Per molti è praticamente un sogno, per altri, invece, è un’operazione di marketing insensata che stenterà ad avere successo. Starbucks sbarca in Italia, con l’intenzione di conquistare uno dei paesi più difficili (e ci mancherebbe) nell’ambito culinario. Ad annunciarlo è Antonio Percassi, conosciuto ai più come ex calciatore ed attuale presidente dell’Atalanta, ma con un più che discreto successo nell’imprenditoria del nostro paese, grazie al quale può vantare (secondo Wikipedia, lo sottolineiamo) un giro d’affari di ben 800 milioni di euro. Sarà lui a curare l’approdo della storica catena di caffetterie nel bel paese e ha annunciato alcuni dettagli dell’operazione in una conferenza stampa a Milano.
«Apriremo il prossimo anno – dichiara Percassi – nel 2018, dopo Giugno. Dopo una settimana dall’inaugurazione dovrebbero aprire altri 4-5 punti vendita tra Roma e Milano». L’ex stabile delle poste in piazza Cordusio della città meneghina sarà il luogo designato per l’approdo di Starbucks, poi il tentativo di allargarsi, ma solo «se il mercato – italiano, ovviamente – risponderà bene». «Puntiamo su un buono sviluppo, con l’obiettivo di aprire nell’arco di 5-6 anni circa 200/300 punti vendita in tutta Italia». Scelta rischiosa? Secondo l’imprenditore bergamasco «può starci».
Eppure c’è chi, con cognizione di causa, pensa anche ad un fallimento. I prezzi, effettivamente, non sono dei più abbordabili (almeno all’estero, dove, si deve dire, la qualità della vita è più alta) e i prodotti, in confronto a quelli italiani, farebbero fatica a conquistare un ampio target di clienti. Può, effettivamente, un bicchierone di Starbucks sostituire il nostro beneamato caffè? Domanda dalla facile risposta, specie se si pensa che al sud una tazzina va sugli 80 centesimi/un euro. Potrebbe essere il target prima menzionato, però, a dare quel successo che lo stesso Percassi si augura.

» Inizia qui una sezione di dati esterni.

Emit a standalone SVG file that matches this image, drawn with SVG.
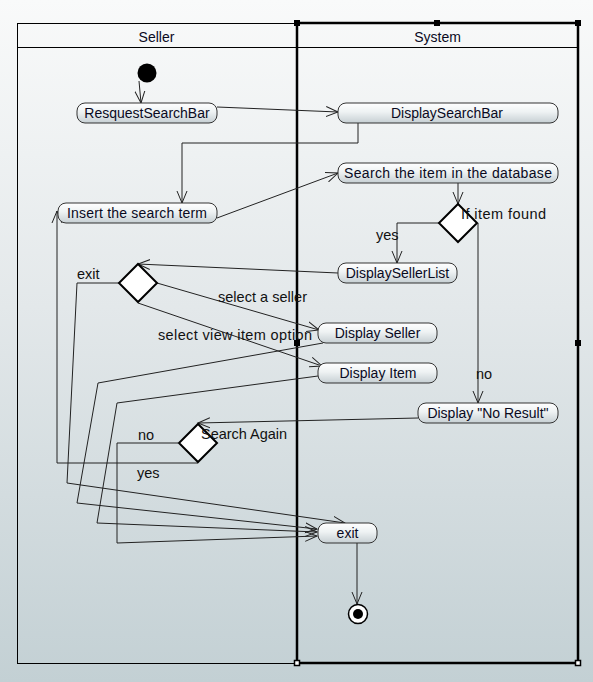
<svg xmlns="http://www.w3.org/2000/svg" width="593" height="682" viewBox="0 0 593 682">
<defs>
<linearGradient id="bg" x1="0" y1="0" x2="0" y2="1">
<stop offset="0" stop-color="#f9fafa"/>
<stop offset="0.45" stop-color="#e3e8ea"/>
<stop offset="1" stop-color="#c3d0d4"/>
</linearGradient>
<linearGradient id="nf" x1="0" y1="0" x2="0" y2="1">
<stop offset="0" stop-color="#ffffff"/>
<stop offset="0.45" stop-color="#eef2f3"/>
<stop offset="1" stop-color="#c6cfd3"/>
</linearGradient>
<marker id="ar" markerWidth="14" markerHeight="12" refX="12" refY="6" orient="auto" markerUnits="userSpaceOnUse">
<path d="M0,1 L12,6 L0,11" fill="none" stroke="#222" stroke-width="1"/>
</marker>
<style>
.t{font-family:"Liberation Sans",Arial,sans-serif;font-size:14px;fill:#0a0a1e}
.n{text-anchor:middle}
.l{font-size:14.5px;fill:#111}
.box{fill:url(#nf);stroke:#333;stroke-width:1}
.dia{fill:#fff;stroke:#000;stroke-width:2}
.c{fill:none;stroke:#222;stroke-width:1;marker-end:url(#ar)}
.lane{fill:none;stroke:#000;stroke-width:1}
.hd{fill:#000}
.hw{fill:#fff;stroke:#000;stroke-width:1.5}
</style>
</defs>
<rect x="0" y="0" width="593" height="682" fill="url(#bg)"/>

<g id="lane-seller">
<rect class="lane" x="17.5" y="23.5" width="280" height="640"/>
<line class="lane" x1="17" y1="47.5" x2="297" y2="47.5"/>
<text class="t n" x="156.5" y="42">Seller</text>
</g>
<g id="lane-system">
<line class="lane" x1="297" y1="47.5" x2="578" y2="47.5"/>
<rect x="297" y="23" width="281" height="640" fill="none" stroke="#000" stroke-width="2.5"/>
<text class="t n" x="437.5" y="42">System</text>
<rect class="hd" x="294" y="20" width="6" height="6"/>
<rect class="hd" x="434" y="20" width="6" height="6"/>
<rect class="hd" x="575" y="20" width="6" height="6"/>
<rect class="hd" x="294" y="340" width="6" height="6"/>
<rect class="hd" x="575" y="340" width="6" height="6"/>
<rect class="hw" x="294.5" y="660.5" width="5" height="5"/>
<rect class="hw" x="575.5" y="660.5" width="5" height="5"/>
</g>

<g id="connectors">
<path class="c" d="M139,81 L141,103"/>
<path class="c" d="M217,107 L338,112"/>
<path class="c" d="M358,123 V143 H182 V203"/>
<path class="c" d="M217,218 L338,173"/>
<path class="c" d="M458,183 V204"/>
<path class="c" d="M439,223 H397 V263"/>
<path class="c" d="M478,223 V403"/>
<path class="c" d="M338,273 L138,264"/>
<path class="c" d="M119,283 H77 L67,483 L345,523"/>
<path class="c" d="M157,283 L319,330"/>
<path class="c" d="M138,303 L322,366"/>
<path class="c" d="M323,343 L98,383 L77,503 L317,529"/>
<path class="c" d="M318,376 L117,403 L97,523 L317,532"/>
<path class="c" d="M418,418 L198,423"/>
<path class="c" d="M178,443 H117 V543 L317,536"/>
<path class="c" d="M198,463 H57 V211"/>
<path class="c" d="M357,543 V604"/>
</g>

<g id="initial"><circle cx="147" cy="73" r="9.5" fill="#000"/></g>

<g id="n-request"><rect class="box" x="77" y="103" width="140" height="20" rx="8"/><text class="t n" x="147" y="118">ResquestSearchBar</text></g>
<g id="n-displaysearchbar"><rect class="box" x="338" y="103" width="220" height="20" rx="8"/><text class="t n" x="447" y="118">DisplaySearchBar</text></g>
<g id="n-search"><rect class="box" x="338" y="163" width="220" height="20" rx="8"/><text class="t n" x="448" y="178" textLength="208" lengthAdjust="spacing">Search the item in the database</text></g>
<g id="n-insert"><rect class="box" x="58" y="203" width="159" height="20" rx="8"/><text class="t n" x="137" y="218" textLength="140" lengthAdjust="spacing">Insert the search term</text></g>
<g id="d-found"><polygon class="dia" points="458,204 477,223 458,242 439,223"/></g>
<g id="n-sellerlist"><rect class="box" x="338" y="263" width="119" height="20" rx="8"/><text class="t n" x="397.5" y="278">DisplaySellerList</text></g>
<g id="d-choice"><polygon class="dia" points="138,264 157,283 138,302 119,283"/></g>
<g id="n-seller"><rect class="box" x="318" y="323" width="119" height="20" rx="8"/><text class="t n" x="377.5" y="338">Display Seller</text></g>
<g id="n-item"><rect class="box" x="318" y="363" width="119" height="20" rx="8"/><text class="t n" x="378" y="378">Display Item</text></g>
<g id="n-noresult"><rect class="box" x="418" y="403" width="140" height="20" rx="8"/><text class="t n" x="488" y="418">Display "No Result"</text></g>
<g id="d-again"><polygon class="dia" points="198,424 217,443 198,462 179,443"/></g>
<g id="n-exit"><rect class="box" x="318" y="523" width="59" height="20" rx="8"/><text class="t n" x="347.5" y="538">exit</text></g>
<g id="final"><circle cx="358" cy="614" r="9.5" fill="#fff" stroke="#000" stroke-width="1.5"/><circle cx="358" cy="614" r="5" fill="#000"/></g>

<g id="connector-labels">
<text class="t l" x="461" y="219" textLength="85" lengthAdjust="spacing">If item found</text>
<text class="t l" x="376" y="240">yes</text>
<text class="t l" x="476" y="379">no</text>
<text class="t l" x="77" y="279">exit</text>
<text class="t l" x="218" y="302" textLength="89" lengthAdjust="spacing">select a seller</text>
<text class="t l" x="158" y="340" textLength="154" lengthAdjust="spacing">select view item option</text>
<text class="t l" x="201" y="439" textLength="86" lengthAdjust="spacing">Search Again</text>
<text class="t l" x="138" y="440">no</text>
<text class="t l" x="137" y="478">yes</text>
</g>
</svg>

Starbucks ha conquistato i giovani, specie gli studenti abitanti nelle grosse metropoli. Un luogo di ritrovo per chi vive sui libri? Potrebbe diventarlo, anche se la condizione economica di questi sarà la vera chiave di volta. Fondamentale, poi, sarà appunto il collocamento dei vari punti vendita. Starbucks e i suoi bicchieroni di caffè hanno monopolizzato le grandi città del mondo, sfruttando la velocità del servizio in ambienti al dir poco frenetici, ma Roma e Milano daranno la stessa “mano” che hanno dato centri come Londra o New York? Le possibilità ci sono, e l’approdo di un’altra famosa catena a stelle e strisce avvenuta anni fa, fa ben sperare Percassi e il gruppo San Pellegrino (la catena che ha curato il progetto del nuovo stabilimento).
Parliamo di McDonald’s e dei suoi panini, che rappresentano l’apice del fast food nel mondo. Nell’86, vero anno di approdo qui in Italia, destò dubbi ed incertezze, eppure hamburger dopo hamburger ha conquistato il pubblico della penisola, con quel modello americano che tanto piace a giovani e giovanissimi. Sarà forse questo a dettare il grande successo di Starbucks? D’altronde, oltre al prezzo e ai prodotti in sè, la grande differenza tra la catena statunitense e i classici bar di casa nostra sta in quell’essenza d’oltreoceano fatta oggi di sala relax, musica e free Wi-Fi, dove poter tranquillamente sorseggiare il caffè e lavorare (o studiare) al PC. E in un paese in cui non è e non sarà mai concepibile bere il caffè in un bicchierone di plastica mentre si guida o si cammina, elementi del genere potrebbero davvero sancirne la buona riuscita, anche se 200/300 punti vendita potrebbero essere davvero un’utopia per la nostra cara Italia. Successo o fallimento? L’ago della bilancia lo sanciranno i clienti stessi: ai posteri, dunque, l’ardua sentenza.